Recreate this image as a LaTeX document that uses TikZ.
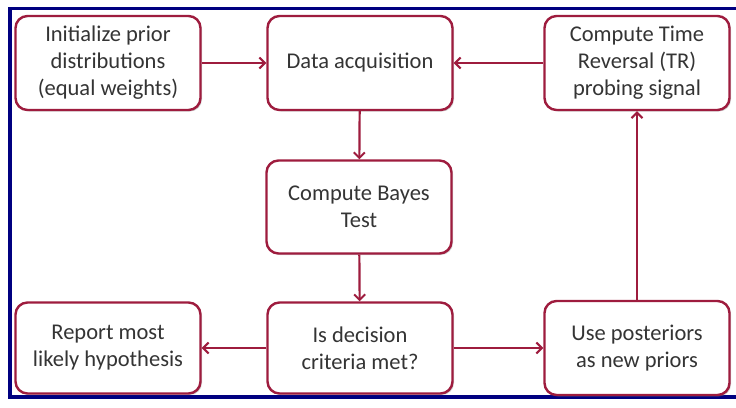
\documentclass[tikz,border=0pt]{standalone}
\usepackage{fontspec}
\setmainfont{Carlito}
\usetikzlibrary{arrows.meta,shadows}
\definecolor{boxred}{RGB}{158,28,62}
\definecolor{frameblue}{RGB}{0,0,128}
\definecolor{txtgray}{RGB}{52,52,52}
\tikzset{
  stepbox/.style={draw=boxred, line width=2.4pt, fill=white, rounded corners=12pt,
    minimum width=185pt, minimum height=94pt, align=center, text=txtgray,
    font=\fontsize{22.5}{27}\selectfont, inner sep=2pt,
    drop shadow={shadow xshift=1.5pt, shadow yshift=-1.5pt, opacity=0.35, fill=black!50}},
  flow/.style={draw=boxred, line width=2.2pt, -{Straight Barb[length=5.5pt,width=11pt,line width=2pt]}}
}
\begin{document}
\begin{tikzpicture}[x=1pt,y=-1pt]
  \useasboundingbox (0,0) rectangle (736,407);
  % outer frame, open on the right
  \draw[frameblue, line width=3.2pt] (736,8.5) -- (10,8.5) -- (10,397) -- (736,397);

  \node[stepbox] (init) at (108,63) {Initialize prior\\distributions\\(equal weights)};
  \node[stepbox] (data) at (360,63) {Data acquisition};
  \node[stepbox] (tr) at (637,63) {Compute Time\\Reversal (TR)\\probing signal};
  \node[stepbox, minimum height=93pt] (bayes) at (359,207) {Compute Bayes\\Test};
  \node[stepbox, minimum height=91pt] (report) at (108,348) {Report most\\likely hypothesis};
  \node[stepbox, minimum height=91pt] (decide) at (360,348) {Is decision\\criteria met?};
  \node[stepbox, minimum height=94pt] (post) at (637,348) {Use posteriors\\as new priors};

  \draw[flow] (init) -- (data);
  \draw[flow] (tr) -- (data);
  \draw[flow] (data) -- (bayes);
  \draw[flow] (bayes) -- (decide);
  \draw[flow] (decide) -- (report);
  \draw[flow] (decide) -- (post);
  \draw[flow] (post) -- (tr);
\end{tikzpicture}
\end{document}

★ ★ ★ ★

**WHAT THE EXERCISE ASKS**.
Exactly as they appear, print the lines of the listing above from its first line through the line that contains "minimum height=94pt] (post)", minus the pictures.

**CORRECT RESULT**.
Recreate this image as a LaTeX document that uses TikZ.
\documentclass[tikz,border=0pt]{standalone}
\usepackage{fontspec}
\setmainfont{Carlito}
\usetikzlibrary{arrows.meta,shadows}
\definecolor{boxred}{RGB}{158,28,62}
\definecolor{frameblue}{RGB}{0,0,128}
\definecolor{txtgray}{RGB}{52,52,52}
\tikzset{
  stepbox/.style={draw=boxred, line width=2.4pt, fill=white, rounded corners=12pt,
    minimum width=185pt, minimum height=94pt, align=center, text=txtgray,
    font=\fontsize{22.5}{27}\selectfont, inner sep=2pt,
    drop shadow={shadow xshift=1.5pt, shadow yshift=-1.5pt, opacity=0.35, fill=black!50}},
  flow/.style={draw=boxred, line width=2.2pt, -{Straight Barb[length=5.5pt,width=11pt,line width=2pt]}}
}
\begin{document}
\begin{tikzpicture}[x=1pt,y=-1pt]
  \useasboundingbox (0,0) rectangle (736,407);
  % outer frame, open on the right
  \draw[frameblue, line width=3.2pt] (736,8.5) -- (10,8.5) -- (10,397) -- (736,397);

  \node[stepbox] (init) at (108,63) {Initialize prior\\distributions\\(equal weights)};
  \node[stepbox] (data) at (360,63) {Data acquisition};
  \node[stepbox] (tr) at (637,63) {Compute Time\\Reversal (TR)\\probing signal};
  \node[stepbox, minimum height=93pt] (bayes) at (359,207) {Compute Bayes\\Test};
  \node[stepbox, minimum height=91pt] (report) at (108,348) {Report most\\likely hypothesis};
  \node[stepbox, minimum height=91pt] (decide) at (360,348) {Is decision\\criteria met?};
  \node[stepbox, minimum height=94pt] (post) at (637,348) {Use posteriors\\as new priors};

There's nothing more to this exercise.